Die relativ kurze Karriere der Dritte-Welt-Bewegung als einer einflussreichen Kraft im schweizerischen Politikgefüge ist von der historischen Forschung bisher in wenigen, aber substantiellen Beiträgen aufgearbeitet worden. Konrad Kuhn knüpft als Autor der vorliegenden Studie – seiner an der Universität Zürich entstandenen Doktorarbeit – in erster Linie an die Dissertationen von René Holenstein und Monica Kalt an und schliesst dabei die bislang noch für die 1980er-Jahre bestehende Forschungslücke.1 Kuhn will, so macht er in der Einleitung deutlich, den Niedergang und schliesslichen Zerfall der Bewegung nachzeichnen, der sich zu Beginn der 1990er-Jahre unter anderem im Schwinden einer einst breiten Basis manifestierte. Orientierung im schwer überschaubaren Bewegungsgeflecht verschafft er sich einerseits durch die Fokussierung auf die grossen Schweizer Hilfswerke und die Erklärung von Bern, andererseits durch die Konzentration auf wesentliche «Diskursereignisse», an denen sich der Wandel der Bewegung exemplarisch festmachen lässt. Letzterer Entscheid gründet nicht nur in forschungspragmatischen Überlegungen, sondern auch in Kuhns methodischem Anspruch, «am Fallbeispiel der schweizerischen Dritte-Welt-Bewegung eine Kulturgeschichte des Politischen [zu] schreiben» (S. 30).

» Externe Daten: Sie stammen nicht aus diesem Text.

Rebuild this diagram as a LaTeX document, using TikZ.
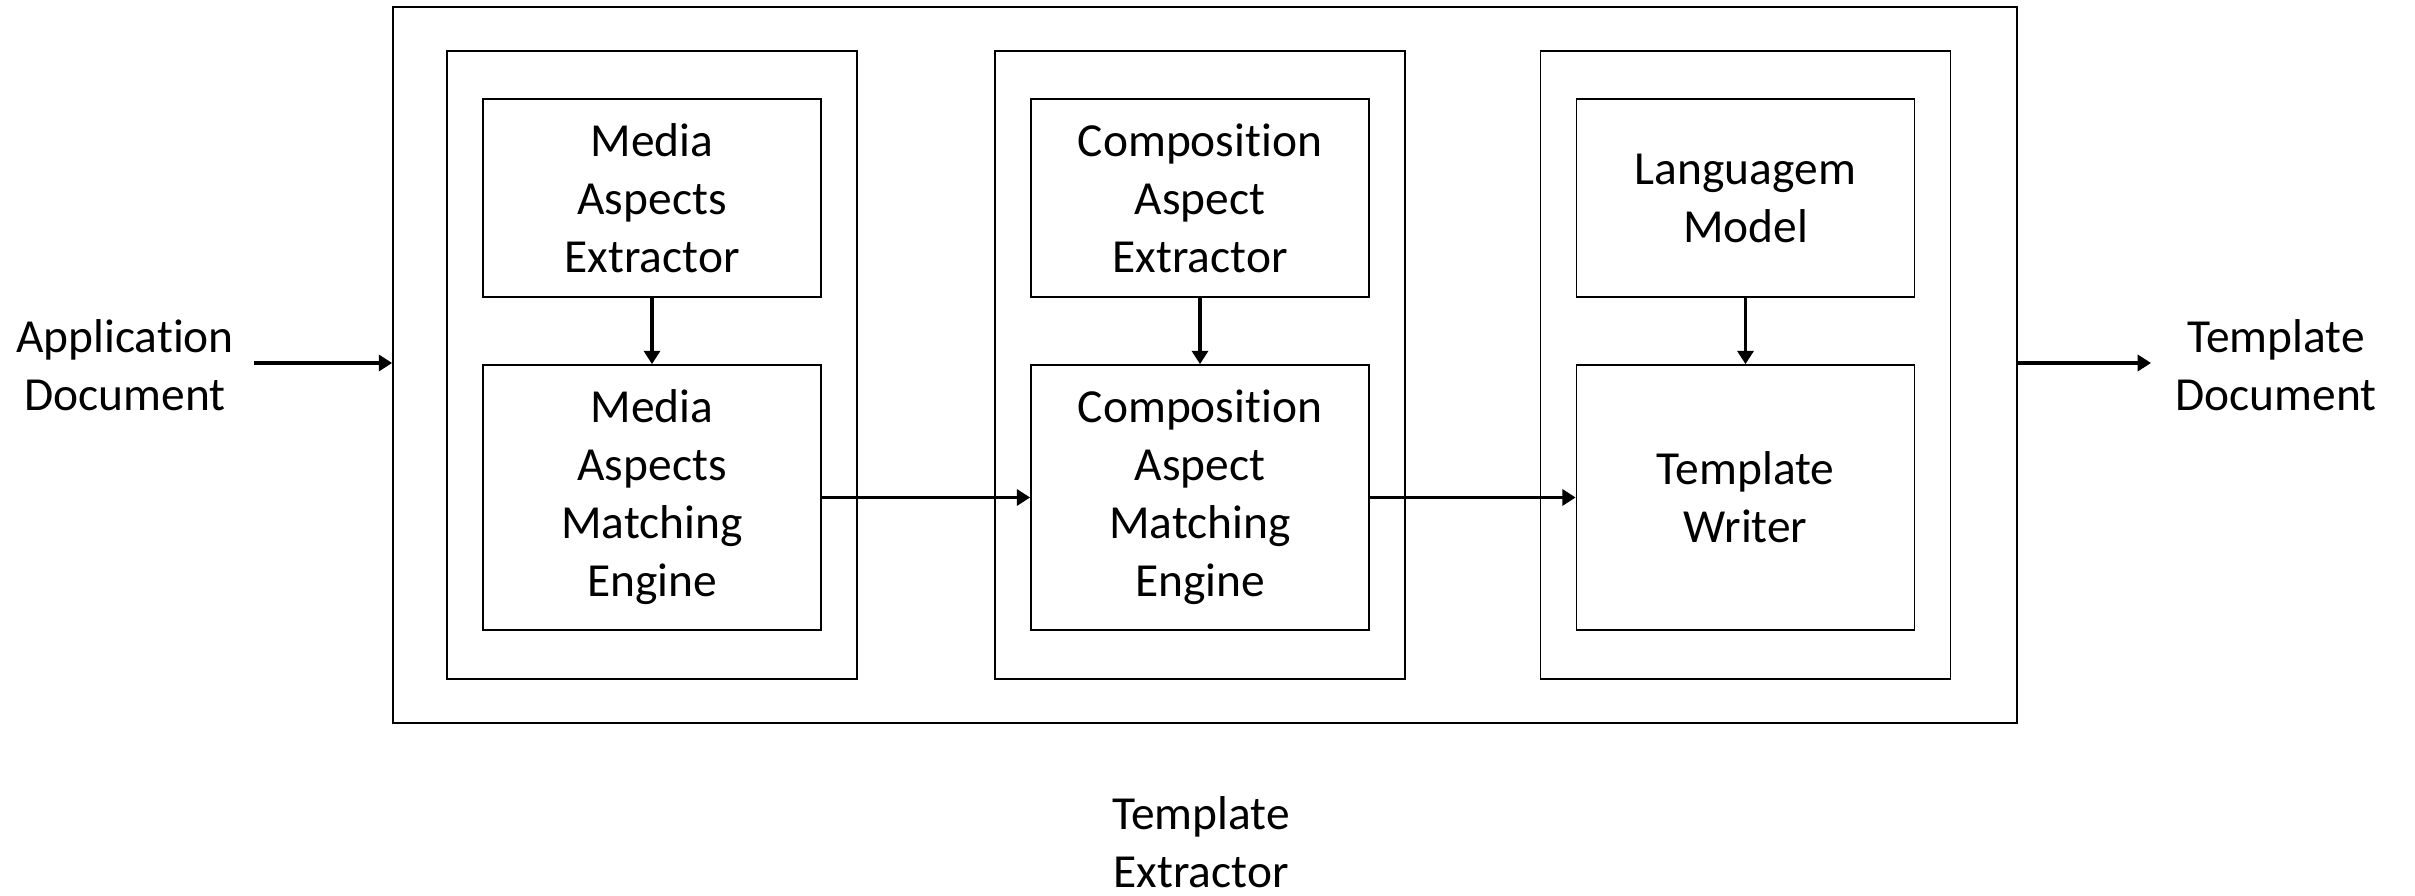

Die sechs «Diskursereignisse» sind dabei durchaus geschickt gewählt: In Kapitel 2 entwirft Kuhn anhand des «Symposiums der Solidarität», das im Mai 1981 über 80 entwicklungspolitische Gruppierungen in Bern versammelte, ein Panorama der Dritte-Welt-Bewegung am Anfang der 1980er-Jahre. Unter dem Motto «Entwicklung heisst Befreiung» sollte das dreitägige Treffen die entwicklungspolitische Agenda für das kommende Jahrzehnt definieren. Standen die grossen Hilfswerke am Symposium noch abseits, weil sie als Partner der Entwicklungszusammenarbeit des Bundes die prononcierte Kritik an der offiziellen Entwicklungspolitik nicht mittragen konnten, erhielten sie bald darauf Gelegenheit, sich doch noch als Teil der (politischen) Dritte-Welt-Bewegung zu profilieren: Mit der 1983 lancierten Petition «Entwicklungshilfe ist eine Überlebensfrage», die in Kapitel 3 analysiert wird, wehrten sich die Hilfswerke erfolgreich gegen geplante Budgetkürzungen des Bundes in der Entwicklungszusammenarbeit. Allerdings beschreibt bereits Kapitel 4 die Hilfswerke und ihre Mitarbeitenden wieder als «Gefangene ihrer eigenen Institution» (S. 165), die sich im Abstimmungskampf über die von der SPS lancierte Bankeninitiative nicht exponierten, obwohl die von der Erklärung von Bern massgeblich mitgestaltete Volksinitiative entwicklungspolitische Kernanliegen berührte. Das umfangreiche Kapitel 5 thematisiert mit «Hunger» ein über Jahrzehnte hinweg zentrales Diskursmotiv der entwicklungspolitischen Debatten, wobei die Bemühungen der Dritte-Welt-Bewegung, ihre strukturorientierte Analyse des Hungerproblems in effektive Handlungsmöglichkeiten zu übersetzen, als wiederkehrendes Motiv figurieren. Die beiden letzten beschriebenen Diskursereignisse, die Schweizer Debatten um die Verschuldung der Dritten Welt (Kapitel 6) sowie das IWF/Weltbank-Referendum 1992 (Kapitel 7), zeigen schliesslich Differenzen nicht mehr nur zwischen Hilfswerken und linken Bewegungsakteuren, sondern zusehends auch innerhalb der einzelnen Organisationen.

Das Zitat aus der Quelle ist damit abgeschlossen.